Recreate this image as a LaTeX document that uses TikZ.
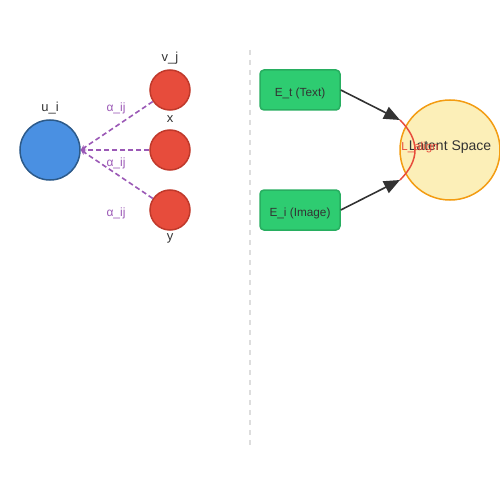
\documentclass[tikz,border=0pt]{standalone}
\usepackage{fontspec}
\setmainfont{Liberation Sans}
\usetikzlibrary{arrows.meta}
\definecolor{userblue}{HTML}{4A90E2}
\definecolor{userline}{HTML}{2C5A8A}
\definecolor{itemred}{HTML}{E74C3C}
\definecolor{itemline}{HTML}{C0392B}
\definecolor{attn}{HTML}{9B59B6}
\definecolor{encgreen}{HTML}{2ECC71}
\definecolor{encline}{HTML}{27AE60}
\definecolor{latfill}{HTML}{FCEFB8}
\definecolor{latline}{HTML}{F39C12}
\definecolor{ink}{HTML}{333333}
\definecolor{sep}{HTML}{DDDDDD}
\tikzset{
x=1pt, y=-1pt, % pixel grid, y downwards
user/.style={circle, draw=userline, fill=userblue, line width=1.5pt, minimum size=60pt, inner sep=0pt},
item/.style={circle, draw=itemline, fill=itemred, line width=1.5pt, minimum size=40pt, inner sep=0pt},
encoder/.style={draw=encline, fill=encgreen, line width=1.5pt, rounded corners=4pt, minimum width=80pt, minimum height=40pt},
latent/.style={circle, draw=latline, fill=latfill, line width=1.5pt, minimum size=100pt, inner sep=0pt},
lbl/.style={anchor=base, inner sep=0pt, text=ink, font=\fontsize{13}{14}\selectfont},
enclbl/.style={anchor=base, inner sep=0pt, text=ink, font=\fontsize{11.8}{13}\selectfont},
attnlbl/.style={anchor=base, inner sep=0pt, text=attn, font=\fontsize{12}{13}\selectfont},
attnedge/.style={draw=attn, dash pattern=on 5pt off 3pt, line width=1.6pt, -{Stealth[length=5pt,width=5pt]}},
mapedge/.style={draw=ink, line width=1.6pt, -{Triangle[length=16pt,width=13pt]}},
}
\begin{document}
\begin{tikzpicture}
	\useasboundingbox (0,0) rectangle (500,500);
	% users and items
	\node[user] (u) at (50,150) {};
	\node[item] (v1) at (170,90) {};
	\node[item] (v2) at (170,150) {};
	\node[item] (v3) at (170,210) {};
	\node[lbl] (ulbl) at (50,112) {u\_i};
	\node[lbl] (vlbl) at (170,62) {v\_j};
	\node[lbl] (xlbl) at (170,122) {x};
	\node[lbl] (ylbl) at (170,240) {y};
	\draw[attnedge] (v1) -- (u.east);
	\draw[attnedge] (v2) -- (u.east);
	\draw[attnedge] (v3) -- (u.east);
	\node[attnlbl] (a1) at (116,111) {α\_ij};
	\node[attnlbl] (a2) at (116,166) {α\_ij};
	\node[attnlbl] (a3) at (116,216) {α\_ij};
	% separator
	\draw[sep, dash pattern=on 5pt off 5pt, line width=1.2pt] (250,50) -- (250,445);
	% encoders and latent space
	\node[encoder] (et) at (300,90) {};
	\node[encoder] (ei) at (300,210) {};
	\node[enclbl] (etlbl) at (300,96) {E\_t (Text)};
	\node[enclbl] (eilbl) at (300,216) {E\_i (Image)};
	\node[latent] (ls) at (450,150) {};
	\node[lbl, font=\fontsize{14}{15}\selectfont] (lslbl) at (450,150) {Latent Space};
	\coordinate (top) at (400,120);
	\coordinate (bot) at (400,180);
	\draw[mapedge] (et.east) -- (top);
	\draw[mapedge] (ei.east) -- (bot);
	\draw[itemred, line width=1.5pt] (top) .. controls (420,140) and (420,160) .. (bot);
	\node[attnlbl, text=itemred, font=\fontsize{11.5}{12}\selectfont] (align) at (420,150) {L\_align};
\end{tikzpicture}
\end{document}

━━━━━━━━━━

**TO BE DONE**
Give back every line exactly as it stands, pictures excluded.

**OUTPUT FOR THIS EXERCISE**
Recreate this image as a LaTeX document that uses TikZ.
\documentclass[tikz,border=0pt]{standalone}
\usepackage{fontspec}
\setmainfont{Liberation Sans}
\usetikzlibrary{arrows.meta}
\definecolor{userblue}{HTML}{4A90E2}
\definecolor{userline}{HTML}{2C5A8A}
\definecolor{itemred}{HTML}{E74C3C}
\definecolor{itemline}{HTML}{C0392B}
\definecolor{attn}{HTML}{9B59B6}
\definecolor{encgreen}{HTML}{2ECC71}
\definecolor{encline}{HTML}{27AE60}
\definecolor{latfill}{HTML}{FCEFB8}
\definecolor{latline}{HTML}{F39C12}
\definecolor{ink}{HTML}{333333}
\definecolor{sep}{HTML}{DDDDDD}
\tikzset{
x=1pt, y=-1pt, % pixel grid, y downwards
user/.style={circle, draw=userline, fill=userblue, line width=1.5pt, minimum size=60pt, inner sep=0pt},
item/.style={circle, draw=itemline, fill=itemred, line width=1.5pt, minimum size=40pt, inner sep=0pt},
encoder/.style={draw=encline, fill=encgreen, line width=1.5pt, rounded corners=4pt, minimum width=80pt, minimum height=40pt},
latent/.style={circle, draw=latline, fill=latfill, line width=1.5pt, minimum size=100pt, inner sep=0pt},
lbl/.style={anchor=base, inner sep=0pt, text=ink, font=\fontsize{13}{14}\selectfont},
enclbl/.style={anchor=base, inner sep=0pt, text=ink, font=\fontsize{11.8}{13}\selectfont},
attnlbl/.style={anchor=base, inner sep=0pt, text=attn, font=\fontsize{12}{13}\selectfont},
attnedge/.style={draw=attn, dash pattern=on 5pt off 3pt, line width=1.6pt, -{Stealth[length=5pt,width=5pt]}},
mapedge/.style={draw=ink, line width=1.6pt, -{Triangle[length=16pt,width=13pt]}},
}
\begin{document}
\begin{tikzpicture}
	\useasboundingbox (0,0) rectangle (500,500);
	% users and items
	\node[user] (u) at (50,150) {};
	\node[item] (v1) at (170,90) {};
	\node[item] (v2) at (170,150) {};
	\node[item] (v3) at (170,210) {};
	\node[lbl] (ulbl) at (50,112) {u\_i};
	\node[lbl] (vlbl) at (170,62) {v\_j};
	\node[lbl] (xlbl) at (170,122) {x};
	\node[lbl] (ylbl) at (170,240) {y};
	\draw[attnedge] (v1) -- (u.east);
	\draw[attnedge] (v2) -- (u.east);
	\draw[attnedge] (v3) -- (u.east);
	\node[attnlbl] (a1) at (116,111) {α\_ij};
	\node[attnlbl] (a2) at (116,166) {α\_ij};
	\node[attnlbl] (a3) at (116,216) {α\_ij};
	% separator
	\draw[sep, dash pattern=on 5pt off 5pt, line width=1.2pt] (250,50) -- (250,445);
	% encoders and latent space
	\node[encoder] (et) at (300,90) {};
	\node[encoder] (ei) at (300,210) {};
	\node[enclbl] (etlbl) at (300,96) {E\_t (Text)};
	\node[enclbl] (eilbl) at (300,216) {E\_i (Image)};
	\node[latent] (ls) at (450,150) {};
	\node[lbl, font=\fontsize{14}{15}\selectfont] (lslbl) at (450,150) {Latent Space};
	\coordinate (top) at (400,120);
	\coordinate (bot) at (400,180);
	\draw[mapedge] (et.east) -- (top);
	\draw[mapedge] (ei.east) -- (bot);
	\draw[itemred, line width=1.5pt] (top) .. controls (420,140) and (420,160) .. (bot);
	\node[attnlbl, text=itemred, font=\fontsize{11.5}{12}\selectfont] (align) at (420,150) {L\_align};
\end{tikzpicture}
\end{document}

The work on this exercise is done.